Now WNBC’s most important technical test is just getting under way: the station’s evaluation of Sony XDCAM, which records video on removable optical discs. The NBC station group is searching for a fresh newsgathering format to replace aging Panasonic DVCPRO tape equipment at its 10 stations and hopes to make a decision by next summer.
To that end, WNBC has begun deploying 30 XDCAM cameras among its news crews. “We’re about halfway through, and we’ll be completely rolled out by the end of October,” says Matt Braatz, regional VP of technology, NBC TV Stations.
The new Sony cameras are allowing WNBC, which launched its high-def newscasts with HD pictures from its studio and helicopter but has been relying on standard-definition, 4:3–aspect-ratio cameras in the field, to begin producing live remotes in the widescreen 16:9 format.
Only a handful of those cameras are high-def versions of the XDCAM format, however. So for now, WNBC will mainly be upconverting widescreen SD pictures from the field. That will still be a substantial improvement for HD viewers, says Dan Forman, senior VP, news, and station manager, WNBC.
“The average viewer probably won’t be able to tell the difference,” says Forman, who adds that WNBC hopes to shift to full HD field production in the next six to 12 months. He notes that some footage, such as video contributed from other affiliates, will continue to be shown in 4:3 with a subtle graphic treatment in the side panels.
The station launched high-definition news on Sept. 13, concurrent with the HD debut of NBC’s Today, and is offering 28 hours of high-def news and sports programming each week.
A major stumbling block to HD field production is getting high-bandwidth HD video back to the station. While WNBC does have one HD-capable news van, the station is waiting to install new digital microwave gear that will support high-definition links across the New York market, as part of the 2 GHz Relocation Process being conducted by Sprint Nextel.
The XDCAM HD cameras have been used to produce a few edited packages, such as a segment during the premiere HD newscast that explained the new format to viewers. In those instances, field footage has been physically brought back to the station and edited there.
Interoperability between different vendors’ equipment is the main stumbling block, says Braatz, citing the effort to get Sony’s high-definition codec to work well with Avid’s nonlinear editing systems.
“Part of the reason we haven’t gone full high-def in the field is the editing workflow,” he says. “We still have some work to do with vendors on really improving the workflow. ”
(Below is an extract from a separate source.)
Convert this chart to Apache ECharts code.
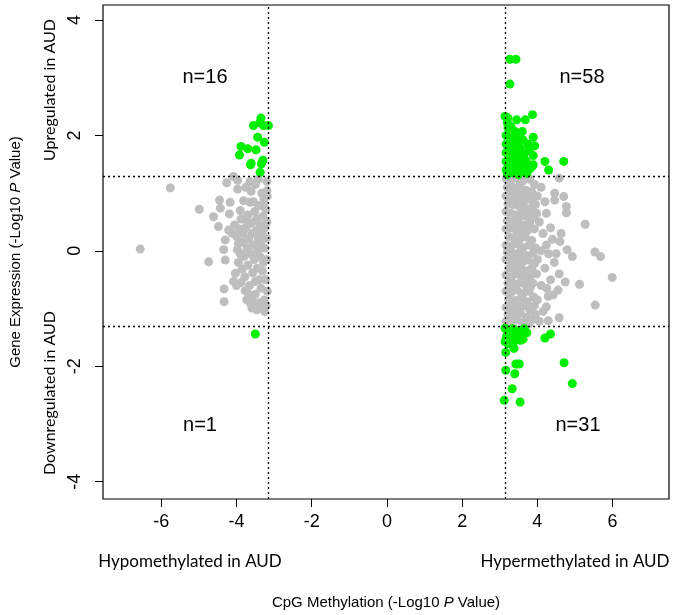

As a standard-definition newsgathering format, XDCAM is working well so far, says Braatz. One of the format’s selling points over Panasonic’s solid-state P2 system was that, as WNBC gradually shifted from DVCPRO tape, it could still replicate a tape-based workflow by taking an XDCAM disc and editing it linearly.
“It’s allowed us to do a step-by-step transition,” he says.
WNBC’s move to HD has also resulted in a tighter integration with the network’s news operations at 30 Rock in New York. The station has now tied its routing system into the network’s routing system and shares editing-storage capacity with NBC News’ large Avid Unity ISIS system.
Key equipment includes a Sony MVS-8000A production switcher, Calrec digital audio console, Evertz virtual monitor wall, Grass Valley Trinix router, Pinnacle Deko 3000 graphics systems, and Miranda upconversion and downconversion gear.
Going HD hasn’t required any significant adjustments to lighting or makeup at WNBC, despite initial concerns by on-air talent that they wouldn’t look as good in the new format. Says Forman, “By and large, we’ve found they look better.”